No. The argument that there is a contour feature is based on evidence other than apparent color. You claim to have read http://www.clavius.org/shadlen.html where this was explained in great detail. Apparently you didn't read it carefully enough.

Also several different backgrounds from different missions have the same features and size, even though the sites are allegedly several km away from each other.

I require an example.

Actually those sceptics are on this very group and told me about the two light sources around Christmas time.

All the posts have been retained on this board since October 2001. Please point to the thread in which this conversation took place.

Your own members came up with this theory, so if it’s wrong you can blame them.

No. I am not asking you to address some other person's answers. I am asking you to address my answers. You have a singular talent for trying to shift responsibility for your statements. You are employing what logicians call a "straw man", trying to argue against a weaker objection that what is mounted. Please either support your statements or withdrawn them.

So how did they communicate with Houston if the aerial was down?

VHF communications are impossible during re-entry anyway due to the ionization layer that builds up around the spacecraft.
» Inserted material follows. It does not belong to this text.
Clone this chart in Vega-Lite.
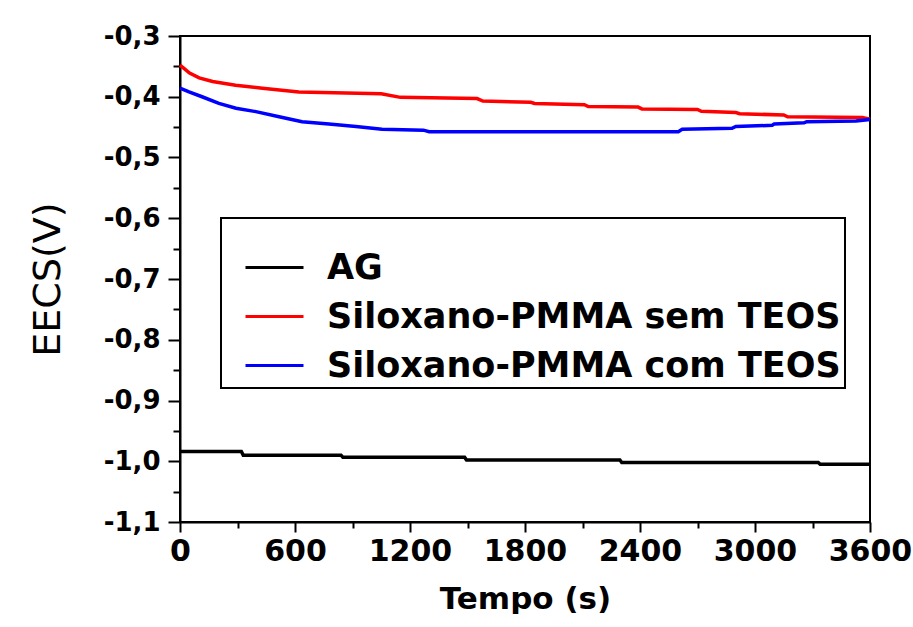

The antenna was lowered just prior to re-entry and then extended again after splashdown.

You’re missing the point. The wording I used is ‘Who would dare risk using the LEM on the Moon when it was never, ever tested successfully?’

No, you're missing the point. I don't agree with your assertion that the LM was not tested successfully.

The LEM was never successfully landed anywhere until it landed on the Moon.

The LM was designed to land on the moon. Its structure, engines, and landing gear were designed for that task. How could such a vehicle have been landed anywhere else? It came as close as it needed to on Apollo 10 to verify that the landing systems would indeed work.

You argue that the actual touchdown as the sine qua non of a successful test. How and where did you become an expert on the flight test of spacecraft? If you're not an expert, why should we trust your opinion of what constitutes a successful spacecraft test?

I seem to remember Armstrong almost being killed on one of the attempts made.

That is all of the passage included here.